This invention relates to the field of touch-controlled switches and to the field of burglar alarms.
Prior art touch switches tend to have features that make them unsuitable for use in alarm systems, or they lack features necessary to make practical alarm systems.
Many touch-controlled circuits depend on AC power lines to provide the oscillating voltage required for capacitively operated switches. This dependency on AC power lines makes these circuits unsuitable for use in alarm systems which are required to operate during power failures.

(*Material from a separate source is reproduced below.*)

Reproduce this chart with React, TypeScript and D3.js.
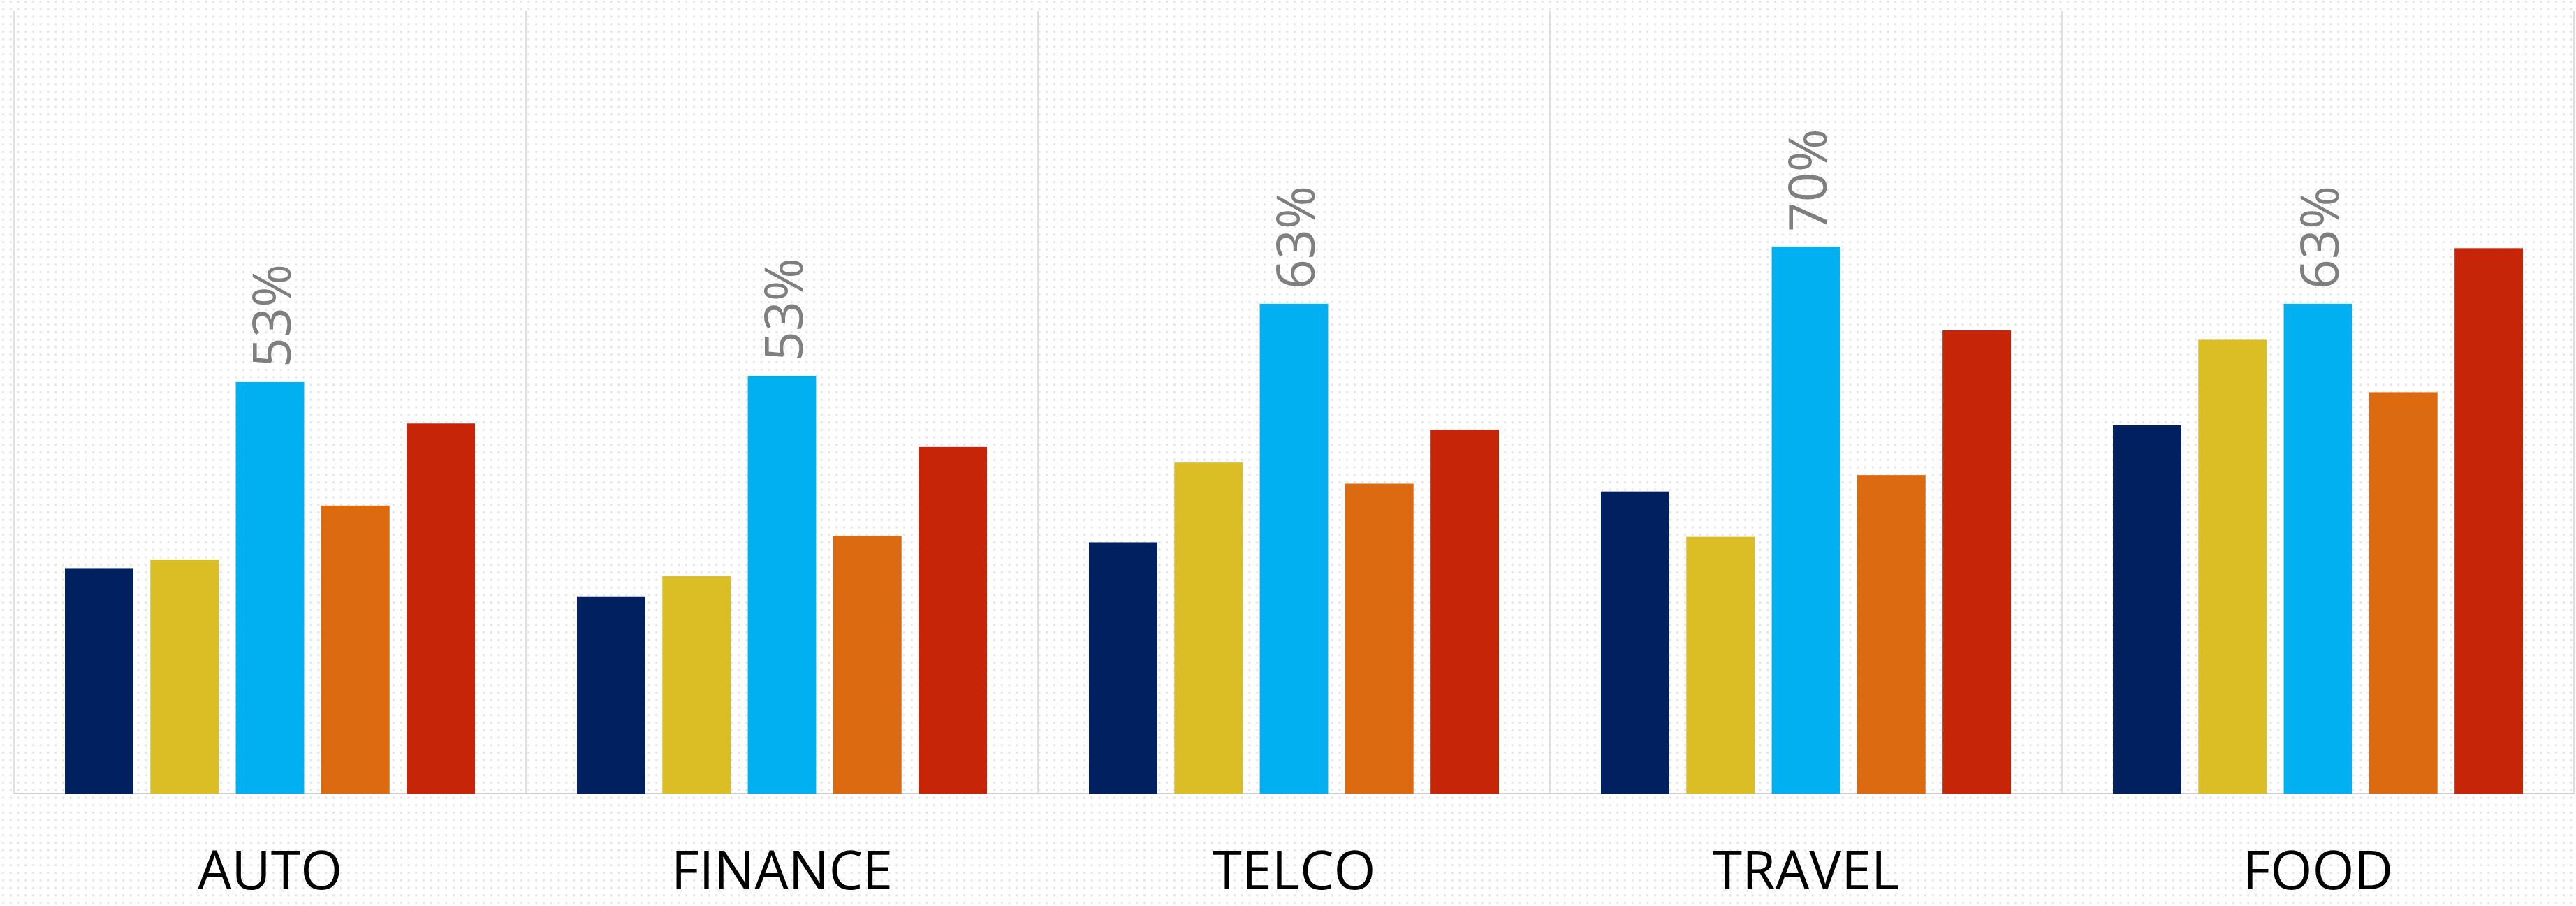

Some touch-controlled switches create the required oscillating voltage with an internal oscillator, and thus could be adapted to operate from battery power during a power failure. Examples of touch switches using internal oscillators are U.S. Pat. Nos. 4,668,877 to Kunen (1987), and 4,668,876 to Skarman (1987). These switches have a significant drawback, however. They both have an oscillator which operates at a radio frequency, thus making them subject to governmental regulations regarding radio interference. Another common problem with oscillator-based switches is the need to manually adjust the parameters of components during the manufacturing process. U.S. Pat. No. 4,550,310 to Yamaguchi et al. (1985), for example, has tuned resonant circuits which must be precisely adjusted.
The trigger circuits of prior art touch switches are unidirectional, thus requiring two trigger circuits if both increases and decreases of capacitance are to be detected. U.S. Pat. No. 4,081,700, to Hamilton, II (1978), for example, suggests using two complementary trigger circuits.
Another feature desirable for alarm systems but unavailable in the prior art is a touch switch that is automatically triggered by disconnecting its power plug, but is not triggered by AC power fluctuations or failures.